Uncomfortable Spaces and the Magnitude of Who We Are

Uncomfortable Spaces and the Magnitude of Who We Are

Discussion date: Thu, Aug 06, 2020 at our weekly Thursday evening practice

Silver Spring, Maryland, Community Online on Thursday Evening
August 4, 7:00 to 8:45 pm
Open to all Online on Friday Evening
August 5, 7:00 to 8:45 pm

Dear Still Water Friends,

Two weeks ago, during an Online Day of Mindfulness for experienced practitioners, Sister Peace, an African-American monastic Dharma Teacher, gave a talk entitled, “Uncomfortable Spaces: Cultivating Understanding, Compassion and Peace for the Work of Racial Healing.” Throughout the morning she explored how local communities, and the Plum Village tradition as a whole, might become more inclusive, might more fully support healing both for BIPOC (Black, Indigenous, and People of Color) practitioners and White practitioners, and might more actively work together for social justice. The encouragement I heard throughout was that even though it might be uncomfortable, we each can listen deeply to ourselves and others, and lean into the challenges and difficulties.

This Thursday and Friday evenings, after our meditation, we will watch two questions and answers from the end of Sr. Peace’s talk. The first question, from a person of color, asks how she can develop a better relationship with a predominantly White sangha where she doesn’t always feel safe and and where racial justice issues are not raised. The second question, from a White practitioner, asks what it means for a community to be truly welcoming: not just on paper, but “a deep cellular welcoming to all people, especially people of color.”

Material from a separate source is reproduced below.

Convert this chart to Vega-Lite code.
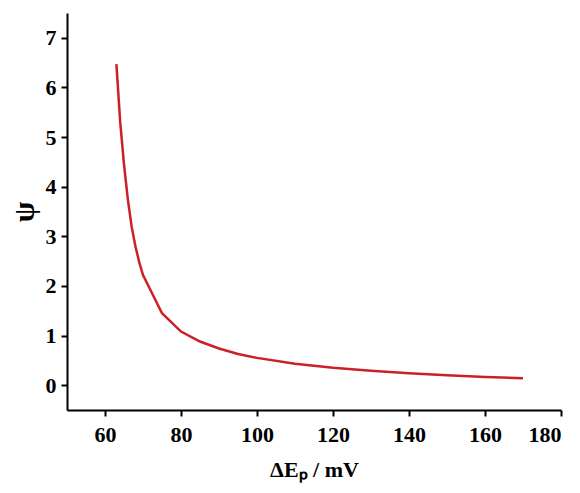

Sr. Peace finished her answer to the second question, and her sharing with the community, with these words:

This is the job —  to crank open the door to our hearts. I used to have a vision that the door of my heart was heavy and rusted, falling off the hinge and barnacles all over.

I started the practice of cleaning it up. Bit by bit you know, take a little something and help clean it up. Release what we don’t need, what’s heavy, but release can only happen when we’ve done the work to recognize what’s the fear and to recognize what’s the loss. When we really truly come to knowing what is it that we think we’re going to lose, come to terms with it and realize “Well maybe it’s time to let it go.”

It’s a job of radical listening, real radical listening, taking that radical action that can help heal us so that we can be available and light, to help heal those around us: concentrically our loved ones, our community, our city, our country, our world, our cosmos, our galaxy, because it’s all interrelated. And it all inter-is.

And when we have a glimpse, hopefully, of the magnitude of who we are and where we all come from, the rest of it really will fall away. But the work comes first.

You are invited to join us this Thursday and Friday evenings. We will begin our Dharma sharing with these questions:

  • When have I had a closed heart?
  • What have I learned about opening my heart?
  • Were there moments in Sr. Peace’s talk that helped me understand more about opening my heart?

Sr. Peace’s complete Dharma talk is available online: https://www.youtube.com/watch?v=LuDSB5X9VsY&feature=youtu.be

Below is an excerpt from an interview with Cynthia Rankine recommended by  Sr. Peace.

Peace and joy to you,

Mitchell Ratner


Excerpt from “On Being with Krista Tippett,
an Interview with Cynthia Rankine, January 10, 2019

Ms. Rankine: Well, that really is my ambition: how to have a conversation so that the space can hold discomfort, so that the thing isn’t a thing that you have to put over there, so that we can get over ourselves, in a sense — and I mean all of us, people of color, white people — that we have, suddenly, a moment where we have an investment in a kind of possibility that is beyond our negotiation of each other. I think the messiness of just saying what it is, when it is. …

Ms. Tippett: Yeah, but I think people probably feel like — that probably feels so dangerous.

Ms. Rankine: It’s only dangerous because you don’t do it. [laughs] Things get ordinary very fast.